The ensuing issue in this case is that Adrian has violated the Corporation’s Act 2001; section 182 where he is the champion of improper use of office. He uses the position he holds and trust that the bank has in his jurisdictions, as a company director for self interest. He disappears with the money belonging to the company, and thus, he also violates the corporations act 2001 section 181, where he acts in bad faith. He soils his intentions in applying for the money to his account instead of seeking disbursement through the company account. In this case, the sole loss of the loan is to the company that should find and sue Adrian for contravening with the corporations act (Birtchnell v Equity Trustees, Executors and Agency Co Ltd, 1929).
On the other hand, the bank should sue the company for recovery of the loan since it has all the documentary transactions that were carried out by the director of the company on its behalf. The bank is not responsible whatsoever, in the mishaps that befall a beneficiary institution. In the event of qualified applicants, lending institutions have the mandate of making payments, which should be secured. The bank has the mandate of ensuring proper security on loans lends to persons and the corporate. In the event that the bank did not hold any valuables like title deeds or any other forms of security, recovery of the same might be disarray.
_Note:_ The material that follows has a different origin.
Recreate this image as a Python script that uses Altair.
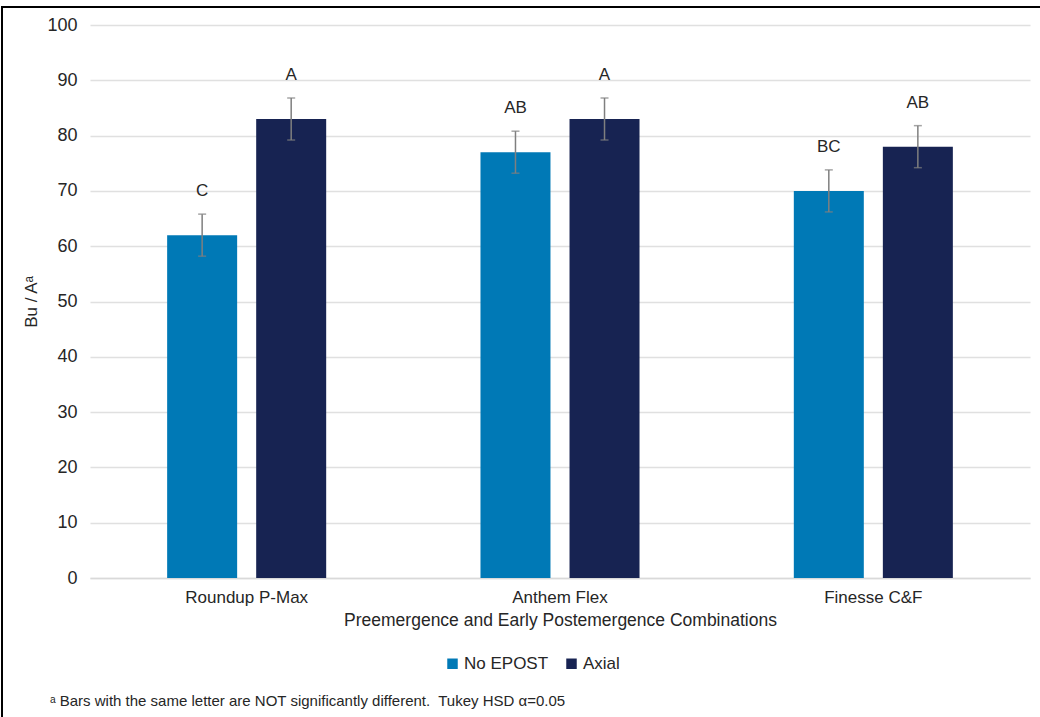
import altair as alt
import pandas as pd

combos = ["Roundup P-Max", "Anthem Flex", "Finesse C&F"]
series = ["No EPOST", "Axial"]
no_epost = [62, 77, 70]
axial = [83, 83, 78]
err_no_epost = [3.8, 3.8, 3.8]
err_axial = [3.8, 3.8, 3.8]
letters_no_epost = ["C", "AB", "BC"]
letters_axial = ["A", "A", "AB"]
colors = ["#0079B6", "#172352"]
footnote = ["\u1d43 Bars with the same letter are NOT significantly different.\u00a0 Tukey HSD \u03b1=0.05"]

rows = []
for i, c in enumerate(combos):
    rows.append(dict(combo=c, series=series[0], value=no_epost[i],
                     lo=no_epost[i] - err_no_epost[i], hi=no_epost[i] + err_no_epost[i],
                     letter=letters_no_epost[i]))
    rows.append(dict(combo=c, series=series[1], value=axial[i],
                     lo=axial[i] - err_axial[i], hi=axial[i] + err_axial[i],
                     letter=letters_axial[i]))
df = pd.DataFrame(rows)

FONT = "Liberation Sans"
TXT = "#262626"

x = alt.X("combo:N", sort=combos,
          scale=alt.Scale(paddingInner=0, paddingOuter=0),
          axis=alt.Axis(title="Preemergence and Early Postemergence Combinations",
                        labelAngle=0, labelFontSize=17, labelColor=TXT,
                        labelFont=FONT, titleFont=FONT, titleFontSize=17.5,
                        titleFontWeight="normal", titleColor=TXT,
                        ticks=False, domainColor="#d9d9d9", domainWidth=1.5,
                        labelPadding=11, titlePadding=6, grid=False))
xoff = alt.XOffset("series:N", sort=series,
                   scale=alt.Scale(paddingInner=0.213, paddingOuter=0.866))

base = alt.Chart(df).encode(x=x, xOffset=xoff)

bars = base.mark_bar(size=70).encode(
    y=alt.Y("value:Q", scale=alt.Scale(domain=[0, 100]),
            axis=alt.Axis(title="Bu / A\u1d43", values=list(range(0, 101, 10)),
                          labelFontSize=18, labelColor=TXT, labelFont=FONT,
                          titleFont=FONT, titleFontSize=17, titleFontWeight="normal",
                          titleColor=TXT, titlePadding=6,
                          ticks=False, domain=False, gridColor="#e0e0e0",
                          gridWidth=1.5, labelPadding=13)),
    color=alt.Color("series:N", sort=series,
                    scale=alt.Scale(domain=series, range=colors),
                    legend=alt.Legend(title=None, orient="none", legendX=354,
                                      legendY=630, direction="horizontal",
                                      symbolType="square", symbolSize=110,
                                      symbolStrokeWidth=0, labelFontSize=17,
                                      labelFont=FONT, labelColor=TXT,
                                      columnPadding=14, symbolOffset=0,
                                      labelOffset=3)),
)

rules = base.mark_rule(color="#7f7f7f", strokeWidth=1.5).encode(
    y="lo:Q", y2="hi:Q")
caps_hi = base.mark_tick(color="#7f7f7f", thickness=1.5, size=8).encode(y="hi:Q")
caps_lo = base.mark_tick(color="#7f7f7f", thickness=1.5, size=8).encode(y="lo:Q")
labels = base.mark_text(dy=-23, fontSize=17, font=FONT, color=TXT).encode(
    y="hi:Q", text="letter:N")

foot = alt.Chart(pd.DataFrame({"t": footnote})).mark_text(
    align="left", baseline="middle", fontSize=15, font=FONT, color=TXT
).encode(x=alt.value(-40), y=alt.value(676), text="t:N")

border = alt.Chart(pd.DataFrame({"t": footnote})).mark_rect(
    fill=None, stroke="black", strokeWidth=2
).encode(x=alt.value(-88), x2=alt.value(960), y=alt.value(-18), y2=alt.value(700))

chart = alt.layer(bars, rules, caps_hi, caps_lo, labels, foot, border).properties(
    width=940, height=553,
    autosize=alt.AutoSizeParams(type="none"),
    padding={"left": 90, "top": 25, "right": 10, "bottom": 139},
    background="white",
).configure_view(stroke=None)

chart.save("out.html", embed_options={"renderer": "svg", "actions": False})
The company has an action against its immediate former director, who is Adrian. He needs to answer to charges of violation of the corporation’s act, where he abused office as the director by soliciting for a loan for the benefit of his selfish interests. On the other hand, the bank has options of suing the company to recover the disbursed amount. However, the bank should be well armed with both the documentary evidence revealing the transactions made and security that the company provided for the loan. Adrian is also liable for state action where he is a suspect in breach of the fiduciary laws of corporations. Consequently, he is liable to penalties stipulated in the act over the breach of statutory duties. This amounts to $ 200000, together with disqualification from office (Partnership (Limited Liability) Act, 1988).